I’ve been a Gambit fan since I happened to catch the X-Men cartoon on Fox somewhere around 2000 (I feel like they were one of the first to give up afternoon cartoons). I have also, coincidentally, been a Rogue/Gambit fan since X-Men: Evolution dared to tease that pairing in the second or third season – but that’s neither here nor there. The point is, I love Gambit, so I’m always down to read him with or without Rogue.
Gambit has had several runs, though I feel like they might have all been limited. He was originally introduced in an X-Men plot line from the early 90s, when Storm had been de-aged to a teenager. People swear up and down that the Chris Claremont run of Gambit is the best one, but Chris Claremont was apparently defecating gold during his tenure at Marvel, so I’m not surprised. This run by James Asmus is the best one by virtue of being the only one I’ve read, besides the introduction of Gambit.
In Once A Thief, Gambit gets bored with being a good guy and decides to go and have some fun. Unfortunately, that means he’s going to pull off a heist – which goes to hell pretty quickly. It is because of this heist that he is then battling an inter-dimensional creature, kidnapped by a crime syndicate, and, finally, stealing Excalibur from the Queen of England. If you’re a Gambit fan who just wants to see your fave having some really wild adventures, this is definitely the book for you.
I really liked this trade because it was Gambit by himself doing some really reckless stuff. There are no other X-Men in this comic, but Gambit’s status as a good guy is called into question a few times. I also appreciated the use of Pete Wisdom, Dr. Faiza Hussain’s Excalibur, and Black Knight. Prior to this trade, I knew very little about them (although Faiza Hassan is Captain Britain in the Battleworld’s Captain Britain and the Mighty Defenders), but now I want to know more.
A couple of months ago, I read an article about a list of superheroes that were parodies of other superheroes. Invincible showed up twice on the list both for its superhero teams, and it’s Superman parody, Omni-Man.
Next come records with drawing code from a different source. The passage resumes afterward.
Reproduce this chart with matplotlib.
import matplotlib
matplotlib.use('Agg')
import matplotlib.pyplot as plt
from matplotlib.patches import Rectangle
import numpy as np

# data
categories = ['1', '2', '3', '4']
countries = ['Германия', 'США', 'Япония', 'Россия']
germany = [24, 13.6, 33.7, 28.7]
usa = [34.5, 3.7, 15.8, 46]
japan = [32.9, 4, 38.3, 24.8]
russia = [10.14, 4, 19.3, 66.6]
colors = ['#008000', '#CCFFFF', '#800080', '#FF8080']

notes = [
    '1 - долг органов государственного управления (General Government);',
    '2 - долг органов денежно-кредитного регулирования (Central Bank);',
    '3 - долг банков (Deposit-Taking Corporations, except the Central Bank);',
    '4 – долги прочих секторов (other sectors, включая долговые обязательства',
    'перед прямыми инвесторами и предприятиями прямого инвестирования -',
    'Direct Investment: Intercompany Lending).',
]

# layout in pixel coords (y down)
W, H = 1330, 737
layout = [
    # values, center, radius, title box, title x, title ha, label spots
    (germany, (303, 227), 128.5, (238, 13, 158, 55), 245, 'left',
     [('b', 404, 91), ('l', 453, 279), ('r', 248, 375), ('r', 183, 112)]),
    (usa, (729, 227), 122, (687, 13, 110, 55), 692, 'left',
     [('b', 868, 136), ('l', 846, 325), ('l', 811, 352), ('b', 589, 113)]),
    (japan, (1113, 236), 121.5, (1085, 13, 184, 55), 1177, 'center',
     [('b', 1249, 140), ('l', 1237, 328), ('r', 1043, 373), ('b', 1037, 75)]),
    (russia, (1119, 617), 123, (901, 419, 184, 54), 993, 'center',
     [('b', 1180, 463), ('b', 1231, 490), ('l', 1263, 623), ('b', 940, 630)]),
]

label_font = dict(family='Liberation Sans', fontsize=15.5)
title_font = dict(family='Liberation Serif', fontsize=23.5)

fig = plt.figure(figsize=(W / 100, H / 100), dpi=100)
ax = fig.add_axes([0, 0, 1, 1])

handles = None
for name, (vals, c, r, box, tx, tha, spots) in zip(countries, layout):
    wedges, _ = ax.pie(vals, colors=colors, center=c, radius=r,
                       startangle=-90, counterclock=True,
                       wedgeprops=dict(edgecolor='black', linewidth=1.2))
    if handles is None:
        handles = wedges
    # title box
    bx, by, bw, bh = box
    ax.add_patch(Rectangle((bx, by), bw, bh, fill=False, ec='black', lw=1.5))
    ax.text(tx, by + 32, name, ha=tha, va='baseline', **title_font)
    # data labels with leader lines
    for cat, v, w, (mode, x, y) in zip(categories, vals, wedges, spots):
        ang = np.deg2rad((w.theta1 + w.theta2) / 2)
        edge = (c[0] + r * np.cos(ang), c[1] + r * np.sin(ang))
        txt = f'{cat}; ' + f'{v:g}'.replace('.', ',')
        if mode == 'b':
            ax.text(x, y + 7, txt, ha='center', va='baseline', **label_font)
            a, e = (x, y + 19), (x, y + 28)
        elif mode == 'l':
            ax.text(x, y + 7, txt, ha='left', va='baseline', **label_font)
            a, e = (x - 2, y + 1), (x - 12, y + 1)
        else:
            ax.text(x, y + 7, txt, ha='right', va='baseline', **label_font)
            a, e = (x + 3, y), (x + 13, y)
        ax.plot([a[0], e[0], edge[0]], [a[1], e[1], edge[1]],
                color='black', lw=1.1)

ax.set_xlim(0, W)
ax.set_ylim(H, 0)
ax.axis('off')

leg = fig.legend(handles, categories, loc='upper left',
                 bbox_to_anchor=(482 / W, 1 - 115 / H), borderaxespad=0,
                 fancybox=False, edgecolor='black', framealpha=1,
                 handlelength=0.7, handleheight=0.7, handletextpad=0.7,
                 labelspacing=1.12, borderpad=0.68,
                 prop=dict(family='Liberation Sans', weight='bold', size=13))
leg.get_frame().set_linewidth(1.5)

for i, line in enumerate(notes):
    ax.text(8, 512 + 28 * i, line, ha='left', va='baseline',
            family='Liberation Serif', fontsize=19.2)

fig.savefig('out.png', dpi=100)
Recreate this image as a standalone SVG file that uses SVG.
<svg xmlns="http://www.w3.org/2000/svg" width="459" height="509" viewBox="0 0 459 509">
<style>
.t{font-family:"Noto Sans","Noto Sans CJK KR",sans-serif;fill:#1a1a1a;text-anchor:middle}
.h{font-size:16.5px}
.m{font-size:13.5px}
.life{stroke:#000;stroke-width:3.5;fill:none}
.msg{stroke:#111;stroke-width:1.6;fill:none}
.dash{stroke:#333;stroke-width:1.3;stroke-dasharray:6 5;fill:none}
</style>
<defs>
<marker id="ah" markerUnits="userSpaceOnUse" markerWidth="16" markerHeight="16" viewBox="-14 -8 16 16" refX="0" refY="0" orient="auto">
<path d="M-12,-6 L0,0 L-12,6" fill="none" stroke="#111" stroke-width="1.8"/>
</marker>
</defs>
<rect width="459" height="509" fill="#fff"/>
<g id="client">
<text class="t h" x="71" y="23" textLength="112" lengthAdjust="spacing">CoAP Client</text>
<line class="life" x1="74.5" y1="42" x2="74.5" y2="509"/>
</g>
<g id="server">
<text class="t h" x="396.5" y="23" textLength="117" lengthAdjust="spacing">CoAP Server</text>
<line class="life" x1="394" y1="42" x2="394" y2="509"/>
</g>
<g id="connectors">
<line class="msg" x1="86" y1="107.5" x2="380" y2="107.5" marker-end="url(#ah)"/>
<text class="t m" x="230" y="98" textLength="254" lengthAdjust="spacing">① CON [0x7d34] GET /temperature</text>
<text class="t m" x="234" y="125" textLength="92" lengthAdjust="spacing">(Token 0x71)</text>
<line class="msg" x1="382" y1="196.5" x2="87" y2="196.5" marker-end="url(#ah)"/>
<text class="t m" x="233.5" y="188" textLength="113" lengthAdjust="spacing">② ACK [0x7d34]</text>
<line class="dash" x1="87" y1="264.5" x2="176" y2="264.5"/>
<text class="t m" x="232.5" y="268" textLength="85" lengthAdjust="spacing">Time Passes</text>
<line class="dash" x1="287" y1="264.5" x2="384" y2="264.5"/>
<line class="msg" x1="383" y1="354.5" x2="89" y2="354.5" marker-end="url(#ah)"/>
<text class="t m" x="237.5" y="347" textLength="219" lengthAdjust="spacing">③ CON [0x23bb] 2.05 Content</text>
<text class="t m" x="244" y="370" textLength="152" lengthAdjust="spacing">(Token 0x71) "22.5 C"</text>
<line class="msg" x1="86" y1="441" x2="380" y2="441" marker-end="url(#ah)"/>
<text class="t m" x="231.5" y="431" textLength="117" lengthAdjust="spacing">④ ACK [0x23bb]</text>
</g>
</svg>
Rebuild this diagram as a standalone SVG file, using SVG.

I can’t remember if I knew at the time that it was a Robert Kirkman comic, but, being a The Walking Dead fan, I’m totally not surprised.
Invincible: Volume 1 is the story of Mark Grayson’s first foray into being a superhero. Son of the famous superhero, Omni-Man, Mark’s always knew that he would eventually gain super powers. And while learning to fly, beating up aliens, and stopping your science teacher from turning your classmates into bombs might be daunting to other teenagers, for Mark it’s just another day in his increasingly crazy life.
What I like about Invincible is that nothing seems to surprise anyone. Especially Mrs. Grayson, this chick is just entirely unfazed by this point. I love that Invincible knows that it’s a parody of other things, and I appreciated the Superman joke that comes pretty early on. I like that the villain’s reason for what he’s doing is basically: self-absorbed teenagers are the worst. I don’t even think that he truly thought that he was doing good work; he was honestly doing it just because.
The introduction for this trade, written by Kurt Busiek, tells you to get as far away from this book as you possibly can. Don’t. Run toward it. This book is hilarious and fun, and you will absolutely love it. Invincible is a comic that is happy to make fun of itself, but will still make you want to root for the good guy.